This permits, for instance, for the pattern 'Møller' to retrieve either
'Møller' or 'M{\o}ller', without regard to how the BibTeX reference is
written. By checking Simplify source, the reference and the converted PDF
files are simplified to plain Ascii. Thus, the pattern '\bMoller\b' will hit any of
'Møller', 'M{\o}ller', or 'Moller'. Additionally, all non-word characters
are removed, preserving only the Ascii, word structure of the source. Note that
source simplification is only performed for the patterns whose scope is
all or file contents, and that and so far, the cb2Bib has only a
subset of such conversions. Implemented TeX to Unicode conversions can be easily
checked by entering a reference. The Unicode to Ascii letter-only conversion, on
the other hand, is the one that the cb2Bib also uses to write the reference IDs
and, hence, the renaming of dropped files.

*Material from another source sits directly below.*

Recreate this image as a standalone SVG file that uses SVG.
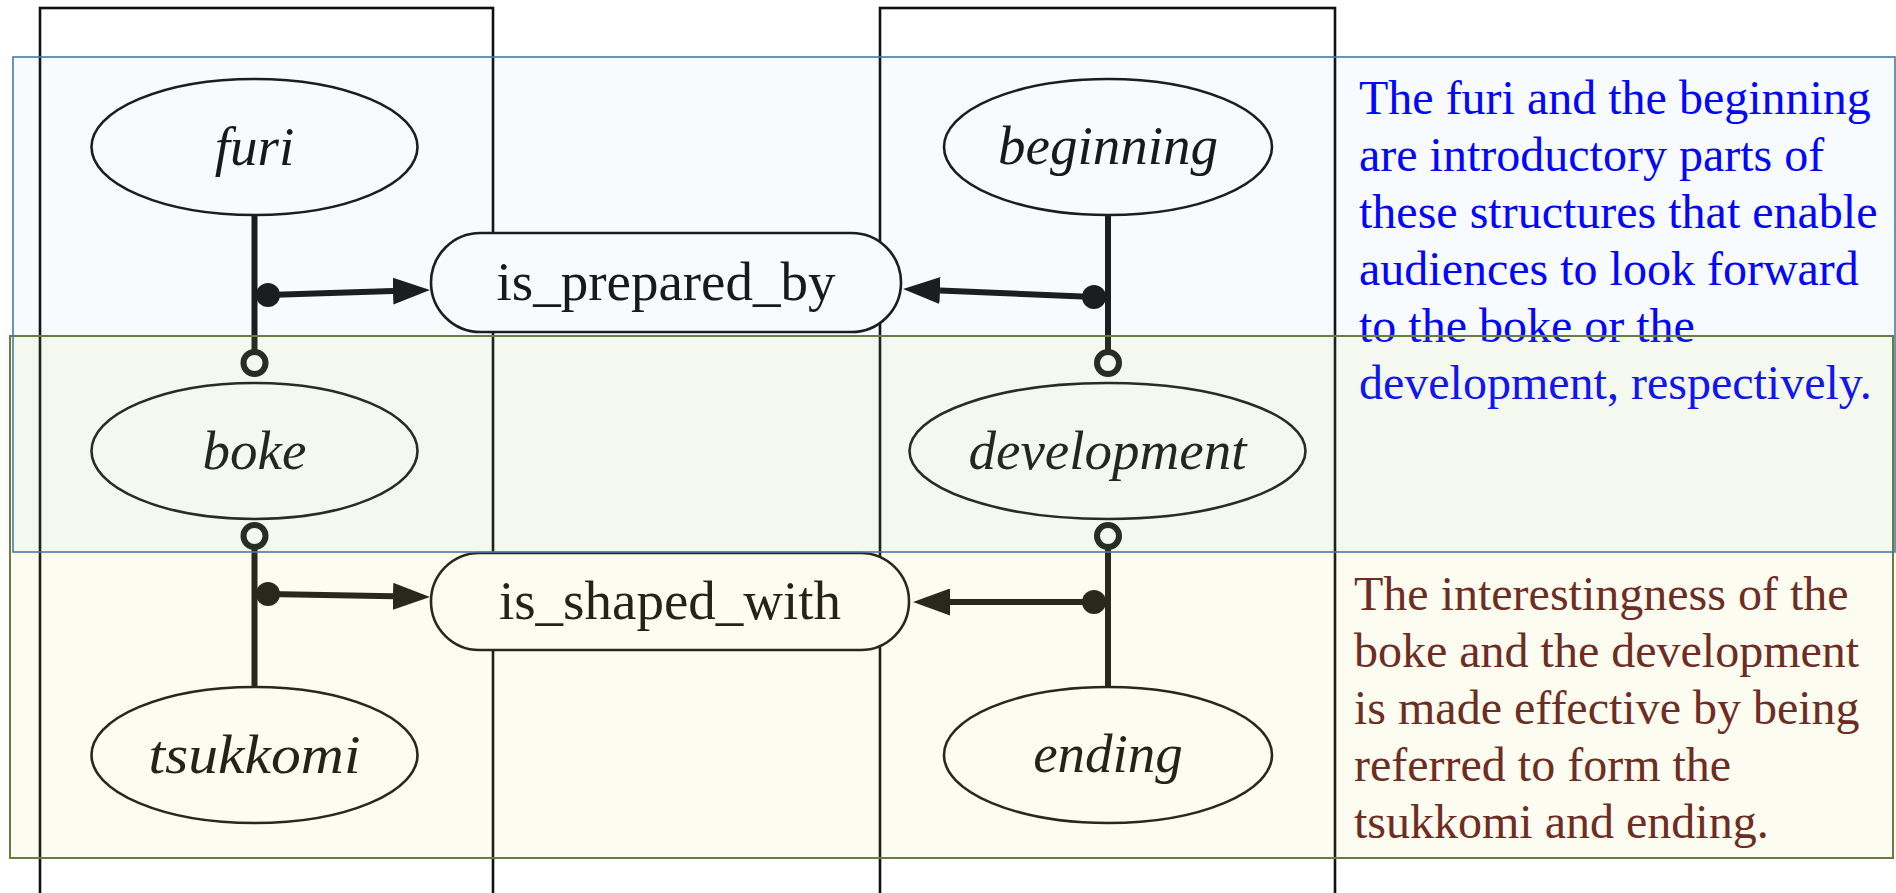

- The cb2Bib uses an internal cache to speed up the search of linked files. By
default data is stored as
current_file.bib.c2b. It might be more
convenient, however, to setup a temporary directory out of the user data backup
directories. See Search In Files Cache Directory in Configuring Files. When a linked file is
processed for the first time, the cb2Bib does several string manipulations, such as
removing end of line hyphenations. This process is time consuming for very large
files.
- The approximate string search is described in reference http://arxiv.org/abs/0705.0751v1. It reduces the chance of missing a
hit due to transcription and decoding errors in the article files.
|